• _DIRECTIONS_
Can you print the data exactly and leave out each image?

+ + + +

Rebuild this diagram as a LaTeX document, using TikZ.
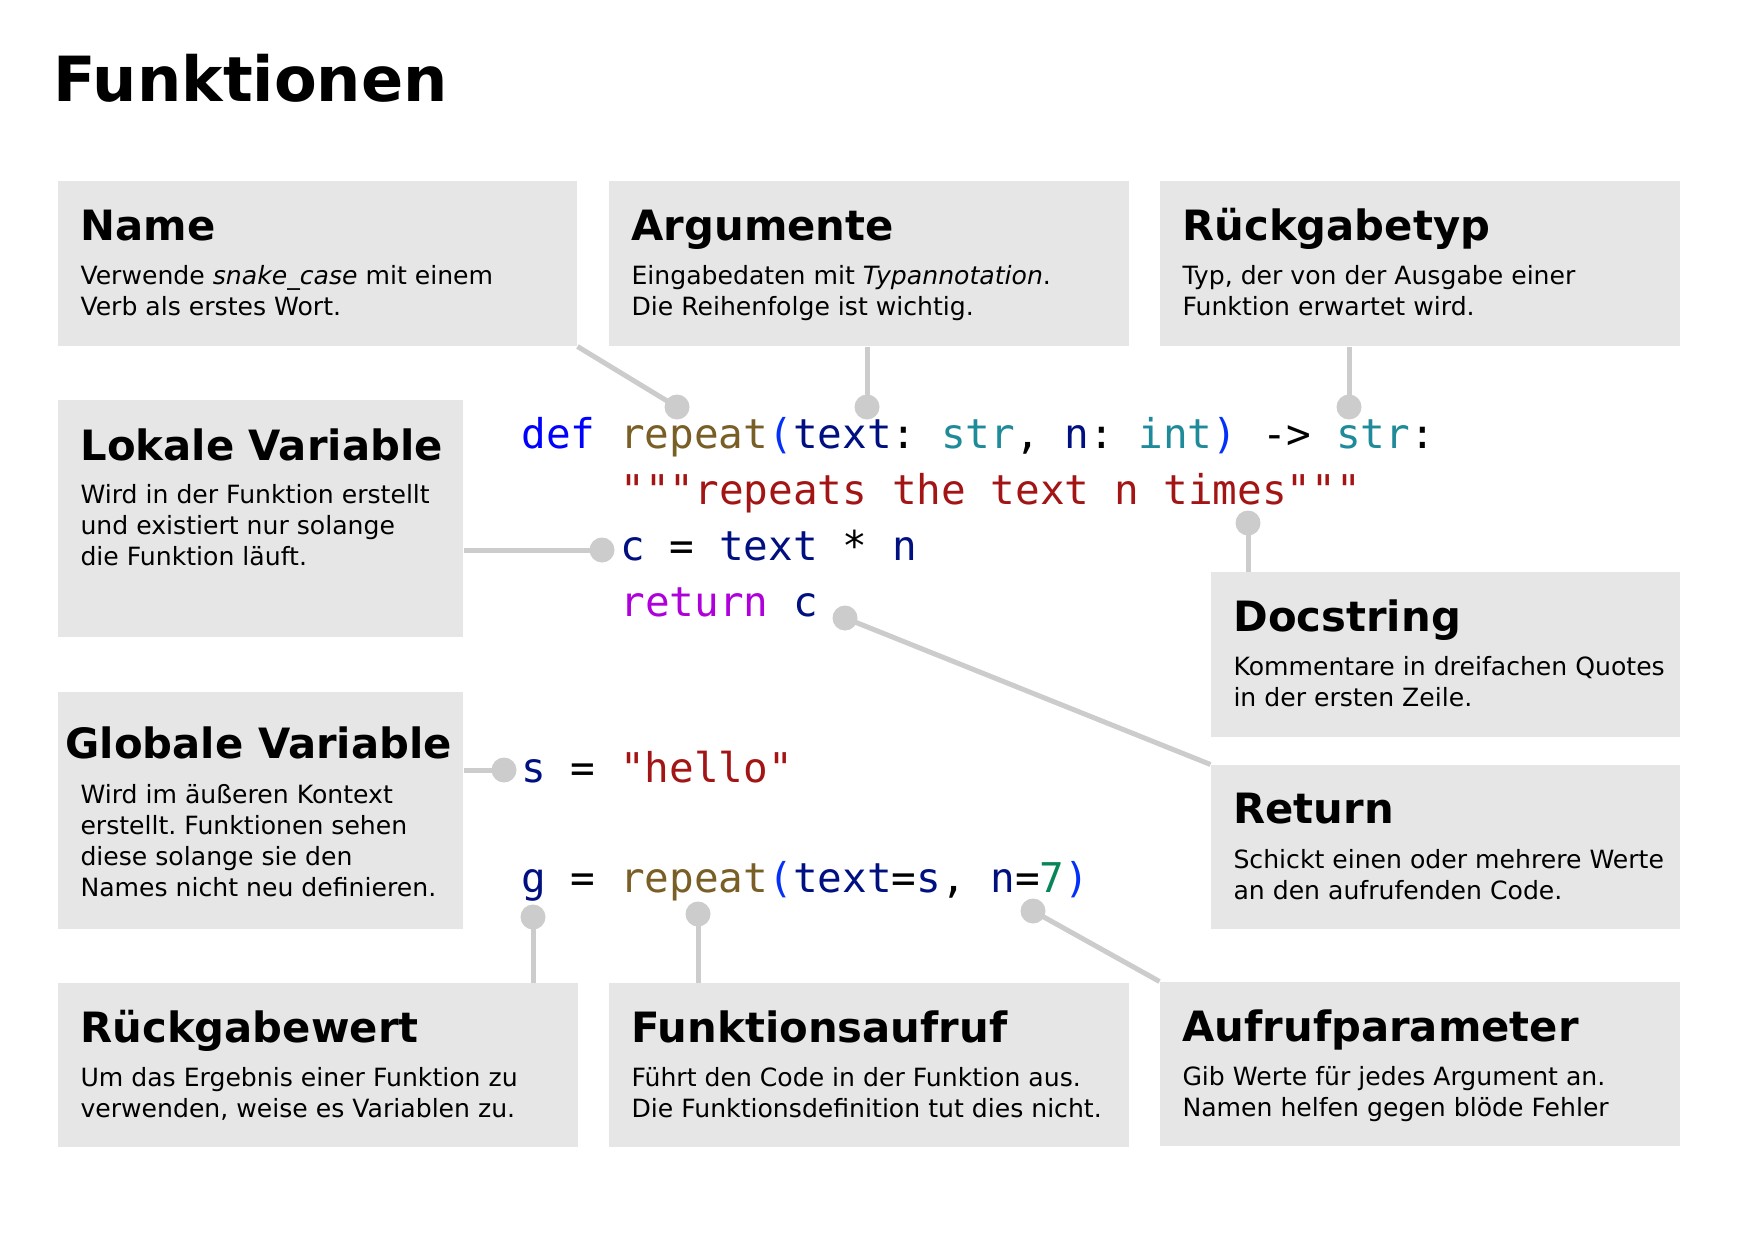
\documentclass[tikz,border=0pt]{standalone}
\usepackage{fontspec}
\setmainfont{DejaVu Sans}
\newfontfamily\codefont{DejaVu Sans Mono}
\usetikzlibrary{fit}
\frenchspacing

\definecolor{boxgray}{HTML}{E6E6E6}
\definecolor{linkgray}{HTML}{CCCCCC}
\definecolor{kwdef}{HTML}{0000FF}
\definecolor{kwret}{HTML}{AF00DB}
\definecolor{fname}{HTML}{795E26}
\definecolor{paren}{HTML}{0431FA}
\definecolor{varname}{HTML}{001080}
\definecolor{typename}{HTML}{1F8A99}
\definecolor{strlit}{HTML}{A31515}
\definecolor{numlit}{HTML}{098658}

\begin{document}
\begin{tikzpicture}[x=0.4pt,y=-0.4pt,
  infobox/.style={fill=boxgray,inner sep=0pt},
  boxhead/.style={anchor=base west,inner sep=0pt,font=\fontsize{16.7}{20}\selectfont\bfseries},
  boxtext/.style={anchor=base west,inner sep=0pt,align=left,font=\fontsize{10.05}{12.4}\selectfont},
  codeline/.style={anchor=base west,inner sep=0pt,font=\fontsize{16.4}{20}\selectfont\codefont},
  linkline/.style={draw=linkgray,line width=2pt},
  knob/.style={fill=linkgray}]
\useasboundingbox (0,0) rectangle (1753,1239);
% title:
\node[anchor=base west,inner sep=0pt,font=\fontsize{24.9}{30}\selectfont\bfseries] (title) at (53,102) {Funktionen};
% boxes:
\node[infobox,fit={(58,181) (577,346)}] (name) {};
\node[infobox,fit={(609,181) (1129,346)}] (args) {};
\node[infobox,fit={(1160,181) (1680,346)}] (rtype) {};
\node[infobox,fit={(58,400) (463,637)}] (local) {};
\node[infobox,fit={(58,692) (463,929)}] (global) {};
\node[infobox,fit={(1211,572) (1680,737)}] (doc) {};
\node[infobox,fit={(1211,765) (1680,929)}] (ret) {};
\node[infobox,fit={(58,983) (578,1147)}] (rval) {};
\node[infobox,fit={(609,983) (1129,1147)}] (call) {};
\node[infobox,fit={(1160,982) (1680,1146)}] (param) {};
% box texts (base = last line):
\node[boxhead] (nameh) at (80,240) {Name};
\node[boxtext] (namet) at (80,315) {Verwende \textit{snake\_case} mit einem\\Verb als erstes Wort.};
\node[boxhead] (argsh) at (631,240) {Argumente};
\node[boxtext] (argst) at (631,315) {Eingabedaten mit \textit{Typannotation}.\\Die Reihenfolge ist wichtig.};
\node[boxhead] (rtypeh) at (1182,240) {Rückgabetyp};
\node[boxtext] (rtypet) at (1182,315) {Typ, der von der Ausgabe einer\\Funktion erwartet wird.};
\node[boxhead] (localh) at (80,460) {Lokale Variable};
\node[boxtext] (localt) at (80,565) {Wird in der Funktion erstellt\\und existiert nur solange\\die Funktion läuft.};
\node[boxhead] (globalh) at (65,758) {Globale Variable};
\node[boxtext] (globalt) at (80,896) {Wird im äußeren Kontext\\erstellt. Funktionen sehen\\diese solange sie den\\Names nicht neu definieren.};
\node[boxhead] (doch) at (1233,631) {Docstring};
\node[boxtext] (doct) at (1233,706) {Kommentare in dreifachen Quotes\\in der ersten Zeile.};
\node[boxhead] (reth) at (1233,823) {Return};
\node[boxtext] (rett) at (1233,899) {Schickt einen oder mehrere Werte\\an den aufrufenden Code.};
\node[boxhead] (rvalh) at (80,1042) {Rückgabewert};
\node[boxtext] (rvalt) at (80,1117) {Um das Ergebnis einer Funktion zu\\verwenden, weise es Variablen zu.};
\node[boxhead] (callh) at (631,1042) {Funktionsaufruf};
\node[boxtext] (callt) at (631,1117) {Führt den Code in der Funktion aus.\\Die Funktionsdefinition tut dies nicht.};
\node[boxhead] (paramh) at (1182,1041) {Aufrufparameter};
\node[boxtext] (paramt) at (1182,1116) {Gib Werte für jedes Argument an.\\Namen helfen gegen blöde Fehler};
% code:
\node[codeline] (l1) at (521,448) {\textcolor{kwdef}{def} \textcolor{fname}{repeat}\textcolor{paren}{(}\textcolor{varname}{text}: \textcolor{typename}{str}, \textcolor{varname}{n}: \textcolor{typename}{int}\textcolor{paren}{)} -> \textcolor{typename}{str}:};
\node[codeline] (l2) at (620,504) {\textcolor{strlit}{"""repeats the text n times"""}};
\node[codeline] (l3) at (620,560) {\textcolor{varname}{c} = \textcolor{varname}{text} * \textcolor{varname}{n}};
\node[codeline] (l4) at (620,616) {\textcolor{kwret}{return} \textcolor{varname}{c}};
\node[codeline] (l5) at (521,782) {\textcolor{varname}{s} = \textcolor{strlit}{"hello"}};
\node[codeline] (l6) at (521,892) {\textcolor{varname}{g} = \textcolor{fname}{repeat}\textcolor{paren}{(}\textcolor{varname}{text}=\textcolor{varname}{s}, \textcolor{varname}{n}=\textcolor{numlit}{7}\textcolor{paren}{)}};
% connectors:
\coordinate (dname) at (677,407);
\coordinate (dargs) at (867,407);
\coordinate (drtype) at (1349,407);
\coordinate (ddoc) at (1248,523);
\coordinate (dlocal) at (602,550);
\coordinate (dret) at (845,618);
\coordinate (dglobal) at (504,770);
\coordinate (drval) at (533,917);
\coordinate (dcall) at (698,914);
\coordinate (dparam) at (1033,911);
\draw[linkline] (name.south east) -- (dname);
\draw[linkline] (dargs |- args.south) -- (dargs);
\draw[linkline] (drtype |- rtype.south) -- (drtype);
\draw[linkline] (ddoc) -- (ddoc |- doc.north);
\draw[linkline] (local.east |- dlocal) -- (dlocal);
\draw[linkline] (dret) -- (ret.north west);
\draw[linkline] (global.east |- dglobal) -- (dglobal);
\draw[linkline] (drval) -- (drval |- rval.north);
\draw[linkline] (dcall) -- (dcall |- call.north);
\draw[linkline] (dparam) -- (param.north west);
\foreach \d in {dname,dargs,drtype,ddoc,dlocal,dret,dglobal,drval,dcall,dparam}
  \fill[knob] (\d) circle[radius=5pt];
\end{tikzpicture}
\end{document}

+ + + +

• _SOLUTION FOR THIS EXERCISE_
Rebuild this diagram as a LaTeX document, using TikZ.
\documentclass[tikz,border=0pt]{standalone}
\usepackage{fontspec}
\setmainfont{DejaVu Sans}
\newfontfamily\codefont{DejaVu Sans Mono}
\usetikzlibrary{fit}
\frenchspacing

\definecolor{boxgray}{HTML}{E6E6E6}
\definecolor{linkgray}{HTML}{CCCCCC}
\definecolor{kwdef}{HTML}{0000FF}
\definecolor{kwret}{HTML}{AF00DB}
\definecolor{fname}{HTML}{795E26}
\definecolor{paren}{HTML}{0431FA}
\definecolor{varname}{HTML}{001080}
\definecolor{typename}{HTML}{1F8A99}
\definecolor{strlit}{HTML}{A31515}
\definecolor{numlit}{HTML}{098658}

\begin{document}
\begin{tikzpicture}[x=0.4pt,y=-0.4pt,
  infobox/.style={fill=boxgray,inner sep=0pt},
  boxhead/.style={anchor=base west,inner sep=0pt,font=\fontsize{16.7}{20}\selectfont\bfseries},
  boxtext/.style={anchor=base west,inner sep=0pt,align=left,font=\fontsize{10.05}{12.4}\selectfont},
  codeline/.style={anchor=base west,inner sep=0pt,font=\fontsize{16.4}{20}\selectfont\codefont},
  linkline/.style={draw=linkgray,line width=2pt},
  knob/.style={fill=linkgray}]
\useasboundingbox (0,0) rectangle (1753,1239);
% title:
\node[anchor=base west,inner sep=0pt,font=\fontsize{24.9}{30}\selectfont\bfseries] (title) at (53,102) {Funktionen};
% boxes:
\node[infobox,fit={(58,181) (577,346)}] (name) {};
\node[infobox,fit={(609,181) (1129,346)}] (args) {};
\node[infobox,fit={(1160,181) (1680,346)}] (rtype) {};
\node[infobox,fit={(58,400) (463,637)}] (local) {};
\node[infobox,fit={(58,692) (463,929)}] (global) {};
\node[infobox,fit={(1211,572) (1680,737)}] (doc) {};
\node[infobox,fit={(1211,765) (1680,929)}] (ret) {};
\node[infobox,fit={(58,983) (578,1147)}] (rval) {};
\node[infobox,fit={(609,983) (1129,1147)}] (call) {};
\node[infobox,fit={(1160,982) (1680,1146)}] (param) {};
% box texts (base = last line):
\node[boxhead] (nameh) at (80,240) {Name};
\node[boxtext] (namet) at (80,315) {Verwende \textit{snake\_case} mit einem\\Verb als erstes Wort.};
\node[boxhead] (argsh) at (631,240) {Argumente};
\node[boxtext] (argst) at (631,315) {Eingabedaten mit \textit{Typannotation}.\\Die Reihenfolge ist wichtig.};
\node[boxhead] (rtypeh) at (1182,240) {Rückgabetyp};
\node[boxtext] (rtypet) at (1182,315) {Typ, der von der Ausgabe einer\\Funktion erwartet wird.};
\node[boxhead] (localh) at (80,460) {Lokale Variable};
\node[boxtext] (localt) at (80,565) {Wird in der Funktion erstellt\\und existiert nur solange\\die Funktion läuft.};
\node[boxhead] (globalh) at (65,758) {Globale Variable};
\node[boxtext] (globalt) at (80,896) {Wird im äußeren Kontext\\erstellt. Funktionen sehen\\diese solange sie den\\Names nicht neu definieren.};
\node[boxhead] (doch) at (1233,631) {Docstring};
\node[boxtext] (doct) at (1233,706) {Kommentare in dreifachen Quotes\\in der ersten Zeile.};
\node[boxhead] (reth) at (1233,823) {Return};
\node[boxtext] (rett) at (1233,899) {Schickt einen oder mehrere Werte\\an den aufrufenden Code.};
\node[boxhead] (rvalh) at (80,1042) {Rückgabewert};
\node[boxtext] (rvalt) at (80,1117) {Um das Ergebnis einer Funktion zu\\verwenden, weise es Variablen zu.};
\node[boxhead] (callh) at (631,1042) {Funktionsaufruf};
\node[boxtext] (callt) at (631,1117) {Führt den Code in der Funktion aus.\\Die Funktionsdefinition tut dies nicht.};
\node[boxhead] (paramh) at (1182,1041) {Aufrufparameter};
\node[boxtext] (paramt) at (1182,1116) {Gib Werte für jedes Argument an.\\Namen helfen gegen blöde Fehler};
% code:
\node[codeline] (l1) at (521,448) {\textcolor{kwdef}{def} \textcolor{fname}{repeat}\textcolor{paren}{(}\textcolor{varname}{text}: \textcolor{typename}{str}, \textcolor{varname}{n}: \textcolor{typename}{int}\textcolor{paren}{)} -> \textcolor{typename}{str}:};
\node[codeline] (l2) at (620,504) {\textcolor{strlit}{"""repeats the text n times"""}};
\node[codeline] (l3) at (620,560) {\textcolor{varname}{c} = \textcolor{varname}{text} * \textcolor{varname}{n}};
\node[codeline] (l4) at (620,616) {\textcolor{kwret}{return} \textcolor{varname}{c}};
\node[codeline] (l5) at (521,782) {\textcolor{varname}{s} = \textcolor{strlit}{"hello"}};
\node[codeline] (l6) at (521,892) {\textcolor{varname}{g} = \textcolor{fname}{repeat}\textcolor{paren}{(}\textcolor{varname}{text}=\textcolor{varname}{s}, \textcolor{varname}{n}=\textcolor{numlit}{7}\textcolor{paren}{)}};
% connectors:
\coordinate (dname) at (677,407);
\coordinate (dargs) at (867,407);
\coordinate (drtype) at (1349,407);
\coordinate (ddoc) at (1248,523);
\coordinate (dlocal) at (602,550);
\coordinate (dret) at (845,618);
\coordinate (dglobal) at (504,770);
\coordinate (drval) at (533,917);
\coordinate (dcall) at (698,914);
\coordinate (dparam) at (1033,911);
\draw[linkline] (name.south east) -- (dname);
\draw[linkline] (dargs |- args.south) -- (dargs);
\draw[linkline] (drtype |- rtype.south) -- (drtype);
\draw[linkline] (ddoc) -- (ddoc |- doc.north);
\draw[linkline] (local.east |- dlocal) -- (dlocal);
\draw[linkline] (dret) -- (ret.north west);
\draw[linkline] (global.east |- dglobal) -- (dglobal);
\draw[linkline] (drval) -- (drval |- rval.north);
\draw[linkline] (dcall) -- (dcall |- call.north);
\draw[linkline] (dparam) -- (param.north west);
\foreach \d in {dname,dargs,drtype,ddoc,dlocal,dret,dglobal,drval,dcall,dparam}
  \fill[knob] (\d) circle[radius=5pt];
\end{tikzpicture}
\end{document}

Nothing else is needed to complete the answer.